The Management Discovery Tool (MDT) [1] is an NCR data mining tool that allows users (managers, executives, database administrators) to generate reports summarizing situations, trends, and events from their data warehouse without knowing SQL query language or the structure of their data. Initial requirements were gathered via customer interviews, focus groups, analysis of similar products and previous prototypes. A task analysis was performed on these data. Interface ideas/prototypes were generated via sketches and Visual Basic. Prototypes were evaluated via user interviews, design reviews and usability testing. Then, a user-interface specification (6 versions) was written. Other interface and functional modifications have been made concurrent with development. Beta tests begin in December 1995, to be followed by a series of point releases.

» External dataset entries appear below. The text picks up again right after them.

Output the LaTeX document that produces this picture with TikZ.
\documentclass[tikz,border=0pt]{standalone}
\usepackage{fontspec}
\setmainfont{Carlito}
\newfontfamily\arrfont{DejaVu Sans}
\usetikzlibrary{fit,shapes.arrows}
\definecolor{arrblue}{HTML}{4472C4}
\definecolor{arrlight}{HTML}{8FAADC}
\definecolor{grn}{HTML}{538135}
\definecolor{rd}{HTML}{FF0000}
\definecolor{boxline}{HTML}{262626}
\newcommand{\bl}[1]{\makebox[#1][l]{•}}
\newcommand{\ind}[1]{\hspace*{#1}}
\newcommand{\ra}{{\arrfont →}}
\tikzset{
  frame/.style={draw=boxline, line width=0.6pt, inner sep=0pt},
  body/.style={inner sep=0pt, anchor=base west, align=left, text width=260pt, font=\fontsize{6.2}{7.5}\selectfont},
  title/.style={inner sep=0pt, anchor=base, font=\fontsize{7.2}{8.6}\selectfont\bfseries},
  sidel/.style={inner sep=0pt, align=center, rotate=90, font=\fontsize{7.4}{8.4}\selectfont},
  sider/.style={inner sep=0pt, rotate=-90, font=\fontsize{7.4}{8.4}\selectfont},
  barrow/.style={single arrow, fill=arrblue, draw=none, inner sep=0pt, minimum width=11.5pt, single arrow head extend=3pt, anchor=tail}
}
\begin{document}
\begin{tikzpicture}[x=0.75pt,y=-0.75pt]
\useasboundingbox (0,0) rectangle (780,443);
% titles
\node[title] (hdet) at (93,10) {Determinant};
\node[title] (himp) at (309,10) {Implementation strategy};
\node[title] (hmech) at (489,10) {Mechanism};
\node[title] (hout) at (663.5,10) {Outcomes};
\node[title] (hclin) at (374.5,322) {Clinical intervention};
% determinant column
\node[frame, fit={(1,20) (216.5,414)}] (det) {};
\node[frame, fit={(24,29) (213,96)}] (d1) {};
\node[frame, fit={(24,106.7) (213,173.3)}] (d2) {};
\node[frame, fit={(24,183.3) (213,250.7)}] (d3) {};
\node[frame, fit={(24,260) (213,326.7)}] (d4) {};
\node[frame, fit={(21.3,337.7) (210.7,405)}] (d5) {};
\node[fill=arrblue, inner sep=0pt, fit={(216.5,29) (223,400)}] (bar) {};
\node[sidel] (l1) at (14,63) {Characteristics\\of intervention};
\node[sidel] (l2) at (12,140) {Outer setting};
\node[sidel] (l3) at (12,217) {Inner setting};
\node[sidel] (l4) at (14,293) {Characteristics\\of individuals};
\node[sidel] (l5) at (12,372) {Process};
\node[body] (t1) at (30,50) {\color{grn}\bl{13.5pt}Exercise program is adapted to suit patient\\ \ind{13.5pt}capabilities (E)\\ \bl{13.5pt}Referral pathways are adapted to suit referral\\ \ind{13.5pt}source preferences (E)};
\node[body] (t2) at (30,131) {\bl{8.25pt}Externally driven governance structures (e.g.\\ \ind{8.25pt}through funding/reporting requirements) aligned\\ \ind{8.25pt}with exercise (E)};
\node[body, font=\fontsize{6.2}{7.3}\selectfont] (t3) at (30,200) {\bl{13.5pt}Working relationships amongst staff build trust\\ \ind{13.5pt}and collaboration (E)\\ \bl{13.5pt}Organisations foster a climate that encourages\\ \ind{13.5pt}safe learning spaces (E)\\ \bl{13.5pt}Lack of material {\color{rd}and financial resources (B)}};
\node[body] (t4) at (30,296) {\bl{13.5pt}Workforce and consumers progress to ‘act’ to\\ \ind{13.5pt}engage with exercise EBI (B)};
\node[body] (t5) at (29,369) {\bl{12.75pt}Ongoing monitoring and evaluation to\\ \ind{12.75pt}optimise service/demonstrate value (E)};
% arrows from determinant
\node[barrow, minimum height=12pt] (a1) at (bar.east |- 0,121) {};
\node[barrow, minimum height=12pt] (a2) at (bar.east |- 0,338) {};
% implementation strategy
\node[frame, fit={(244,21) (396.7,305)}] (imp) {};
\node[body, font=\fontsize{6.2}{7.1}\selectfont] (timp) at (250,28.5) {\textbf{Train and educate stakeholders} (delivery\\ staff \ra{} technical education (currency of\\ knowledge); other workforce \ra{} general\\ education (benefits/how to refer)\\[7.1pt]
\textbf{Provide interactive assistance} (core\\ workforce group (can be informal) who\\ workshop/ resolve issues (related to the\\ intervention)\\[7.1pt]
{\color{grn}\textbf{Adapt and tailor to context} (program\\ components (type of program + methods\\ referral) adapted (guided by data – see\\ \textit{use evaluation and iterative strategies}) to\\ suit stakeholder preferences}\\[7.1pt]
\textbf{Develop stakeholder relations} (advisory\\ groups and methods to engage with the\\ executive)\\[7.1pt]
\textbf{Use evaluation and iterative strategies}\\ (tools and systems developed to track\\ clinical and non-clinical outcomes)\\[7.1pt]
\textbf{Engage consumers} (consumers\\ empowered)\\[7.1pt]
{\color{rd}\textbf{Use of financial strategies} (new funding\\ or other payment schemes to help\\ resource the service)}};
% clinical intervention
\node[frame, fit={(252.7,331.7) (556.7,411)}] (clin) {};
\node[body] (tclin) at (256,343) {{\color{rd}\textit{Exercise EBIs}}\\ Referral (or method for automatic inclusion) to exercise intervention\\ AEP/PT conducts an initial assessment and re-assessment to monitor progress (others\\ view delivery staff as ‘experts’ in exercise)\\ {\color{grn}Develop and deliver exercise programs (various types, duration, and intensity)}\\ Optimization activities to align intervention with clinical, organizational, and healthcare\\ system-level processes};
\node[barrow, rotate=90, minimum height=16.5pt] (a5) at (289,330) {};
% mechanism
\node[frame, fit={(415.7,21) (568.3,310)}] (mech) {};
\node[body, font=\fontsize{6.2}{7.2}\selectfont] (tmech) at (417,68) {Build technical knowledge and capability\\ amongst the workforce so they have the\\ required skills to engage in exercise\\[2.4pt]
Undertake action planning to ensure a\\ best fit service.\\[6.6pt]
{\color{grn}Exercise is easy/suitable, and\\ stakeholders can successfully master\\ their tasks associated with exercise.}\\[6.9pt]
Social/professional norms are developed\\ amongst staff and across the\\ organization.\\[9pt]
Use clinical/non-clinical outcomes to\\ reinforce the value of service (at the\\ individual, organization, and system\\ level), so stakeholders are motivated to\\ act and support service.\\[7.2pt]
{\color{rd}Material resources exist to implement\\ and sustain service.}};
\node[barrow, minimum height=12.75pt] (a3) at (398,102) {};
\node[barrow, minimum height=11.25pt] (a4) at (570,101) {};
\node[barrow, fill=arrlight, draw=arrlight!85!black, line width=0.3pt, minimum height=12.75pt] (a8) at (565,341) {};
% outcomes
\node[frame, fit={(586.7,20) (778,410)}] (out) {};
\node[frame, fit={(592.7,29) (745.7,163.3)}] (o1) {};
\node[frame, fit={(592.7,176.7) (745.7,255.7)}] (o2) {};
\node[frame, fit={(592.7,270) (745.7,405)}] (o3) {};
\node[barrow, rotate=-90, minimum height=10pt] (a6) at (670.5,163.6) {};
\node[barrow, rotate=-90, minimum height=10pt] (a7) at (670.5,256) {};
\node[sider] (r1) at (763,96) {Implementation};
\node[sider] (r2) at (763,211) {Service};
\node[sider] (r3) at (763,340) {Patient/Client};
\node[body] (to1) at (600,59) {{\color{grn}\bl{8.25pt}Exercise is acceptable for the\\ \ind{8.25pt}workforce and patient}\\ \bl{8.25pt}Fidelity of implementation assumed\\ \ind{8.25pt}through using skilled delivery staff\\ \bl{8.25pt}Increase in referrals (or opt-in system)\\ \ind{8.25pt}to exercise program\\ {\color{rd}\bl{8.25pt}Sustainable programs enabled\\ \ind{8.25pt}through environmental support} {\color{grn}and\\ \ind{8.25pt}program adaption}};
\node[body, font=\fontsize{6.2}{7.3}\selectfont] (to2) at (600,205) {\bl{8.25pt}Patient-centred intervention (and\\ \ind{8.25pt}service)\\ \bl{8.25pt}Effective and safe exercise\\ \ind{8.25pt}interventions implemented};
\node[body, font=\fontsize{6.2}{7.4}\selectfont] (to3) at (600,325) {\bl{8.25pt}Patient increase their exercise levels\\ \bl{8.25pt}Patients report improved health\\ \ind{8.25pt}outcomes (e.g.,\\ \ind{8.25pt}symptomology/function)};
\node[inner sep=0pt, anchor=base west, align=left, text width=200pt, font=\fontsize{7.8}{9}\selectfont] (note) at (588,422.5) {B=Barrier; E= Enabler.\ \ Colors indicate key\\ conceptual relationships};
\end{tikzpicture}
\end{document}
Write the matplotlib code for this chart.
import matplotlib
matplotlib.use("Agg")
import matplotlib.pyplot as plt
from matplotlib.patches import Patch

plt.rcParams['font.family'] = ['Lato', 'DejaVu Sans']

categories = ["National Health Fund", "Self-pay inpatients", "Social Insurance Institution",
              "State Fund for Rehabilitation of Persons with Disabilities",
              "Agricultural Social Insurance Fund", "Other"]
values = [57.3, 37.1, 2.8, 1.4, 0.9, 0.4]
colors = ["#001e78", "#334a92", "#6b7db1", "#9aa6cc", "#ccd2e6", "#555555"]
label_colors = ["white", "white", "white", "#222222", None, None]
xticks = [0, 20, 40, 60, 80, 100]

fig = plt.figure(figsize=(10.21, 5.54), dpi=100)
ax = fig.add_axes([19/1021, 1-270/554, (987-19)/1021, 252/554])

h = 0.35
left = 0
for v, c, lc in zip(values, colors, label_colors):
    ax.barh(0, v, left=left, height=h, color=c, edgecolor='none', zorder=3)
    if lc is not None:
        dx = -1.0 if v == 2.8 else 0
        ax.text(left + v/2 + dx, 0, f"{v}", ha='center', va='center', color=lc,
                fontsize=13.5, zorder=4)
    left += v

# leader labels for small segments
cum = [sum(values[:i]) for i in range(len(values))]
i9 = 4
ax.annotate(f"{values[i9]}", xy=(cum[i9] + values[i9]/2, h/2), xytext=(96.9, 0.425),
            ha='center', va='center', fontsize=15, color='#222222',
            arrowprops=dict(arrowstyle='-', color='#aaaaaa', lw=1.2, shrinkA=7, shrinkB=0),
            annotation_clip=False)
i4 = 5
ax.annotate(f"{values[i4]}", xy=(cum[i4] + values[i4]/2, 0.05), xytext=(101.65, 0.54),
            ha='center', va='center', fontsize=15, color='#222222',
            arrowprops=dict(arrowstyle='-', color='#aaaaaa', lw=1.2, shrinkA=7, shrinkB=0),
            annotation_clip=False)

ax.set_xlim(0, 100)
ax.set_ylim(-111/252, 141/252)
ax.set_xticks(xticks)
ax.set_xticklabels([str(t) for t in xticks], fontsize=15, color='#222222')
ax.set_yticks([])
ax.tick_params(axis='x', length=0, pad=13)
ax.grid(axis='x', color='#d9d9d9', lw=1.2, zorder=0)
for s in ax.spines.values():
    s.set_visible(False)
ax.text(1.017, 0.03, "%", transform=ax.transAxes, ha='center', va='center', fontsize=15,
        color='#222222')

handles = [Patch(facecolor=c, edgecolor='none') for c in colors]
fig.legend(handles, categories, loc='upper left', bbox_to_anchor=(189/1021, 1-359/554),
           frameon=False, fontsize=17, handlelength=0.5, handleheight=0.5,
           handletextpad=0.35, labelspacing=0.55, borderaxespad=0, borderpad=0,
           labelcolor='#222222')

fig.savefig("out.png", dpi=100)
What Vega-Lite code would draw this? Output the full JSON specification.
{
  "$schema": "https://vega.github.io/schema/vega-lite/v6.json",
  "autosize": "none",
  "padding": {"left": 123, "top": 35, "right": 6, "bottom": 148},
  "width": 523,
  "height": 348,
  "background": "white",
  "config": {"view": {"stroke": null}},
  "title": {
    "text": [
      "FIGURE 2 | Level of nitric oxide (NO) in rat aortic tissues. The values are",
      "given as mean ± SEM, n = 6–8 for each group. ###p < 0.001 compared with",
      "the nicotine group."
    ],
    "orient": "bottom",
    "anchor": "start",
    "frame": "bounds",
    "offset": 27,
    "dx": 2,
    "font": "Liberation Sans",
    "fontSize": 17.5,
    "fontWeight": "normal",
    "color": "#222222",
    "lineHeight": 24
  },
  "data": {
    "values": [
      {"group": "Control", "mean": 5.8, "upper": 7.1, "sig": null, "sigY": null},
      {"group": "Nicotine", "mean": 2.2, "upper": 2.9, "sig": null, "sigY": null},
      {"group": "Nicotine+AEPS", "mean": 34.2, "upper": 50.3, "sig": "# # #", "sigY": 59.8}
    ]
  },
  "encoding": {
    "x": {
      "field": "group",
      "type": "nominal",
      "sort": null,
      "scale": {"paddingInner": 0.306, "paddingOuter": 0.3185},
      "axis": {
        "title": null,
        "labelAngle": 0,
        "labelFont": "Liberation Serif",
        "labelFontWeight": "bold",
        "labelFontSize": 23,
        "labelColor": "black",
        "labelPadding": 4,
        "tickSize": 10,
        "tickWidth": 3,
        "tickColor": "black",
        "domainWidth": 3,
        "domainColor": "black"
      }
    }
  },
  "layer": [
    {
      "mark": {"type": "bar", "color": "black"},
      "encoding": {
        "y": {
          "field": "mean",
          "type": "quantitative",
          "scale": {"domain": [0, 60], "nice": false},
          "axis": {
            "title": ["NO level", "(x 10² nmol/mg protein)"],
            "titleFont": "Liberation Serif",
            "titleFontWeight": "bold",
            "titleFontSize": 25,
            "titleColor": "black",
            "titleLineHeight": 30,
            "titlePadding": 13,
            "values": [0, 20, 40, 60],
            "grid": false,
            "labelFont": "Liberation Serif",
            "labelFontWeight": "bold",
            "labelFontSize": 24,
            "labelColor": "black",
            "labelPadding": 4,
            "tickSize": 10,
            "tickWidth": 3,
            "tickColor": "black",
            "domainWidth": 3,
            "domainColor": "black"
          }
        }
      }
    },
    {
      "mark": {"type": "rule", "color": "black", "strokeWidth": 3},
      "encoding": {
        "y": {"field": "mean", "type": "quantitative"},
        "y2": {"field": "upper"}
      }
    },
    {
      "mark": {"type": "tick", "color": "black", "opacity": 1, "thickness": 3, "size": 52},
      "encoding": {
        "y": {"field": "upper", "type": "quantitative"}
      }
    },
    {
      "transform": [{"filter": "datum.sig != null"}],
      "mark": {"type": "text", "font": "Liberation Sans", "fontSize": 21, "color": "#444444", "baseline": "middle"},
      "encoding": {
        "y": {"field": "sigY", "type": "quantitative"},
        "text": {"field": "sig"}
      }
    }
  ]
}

The National Medical Practices Knowledge Banks project (funded by the National Institute of Standards and Technology) will result in an on-line, intelligent multimedia desk reference (including text, audio, narrated surgery video, relevant medical images and virtual reality simulations) for medical specialties (initially neurosurgery). Users include medical professionals and students. The project is conducted by a consortium comprising NIST, NCR, AT&T, Allegheny-Singer Research Institute, Allegheny General Hospital, Allegheny University of Health Sciences, Carnegie-Mellon University and Clark-Atlanta University. The planned system will include support tools and services that facilitate the capture, organization, access to, and use of expert experience and knowledge. These tools and services will include computer-supported conferencing, synthetic interviews with experts, illustrative cases and patient management plans, on-line references, medical procedures video and case data. The HITC is conducting needs finding (ethnographic field study), participatory design (scenario-based design), formal task/scenario representation, user interface design and usability evaluations. Nearing completion of the first year of a five-year effort, field trials and a usability evaluation of a demonstration system will begin in late 1996.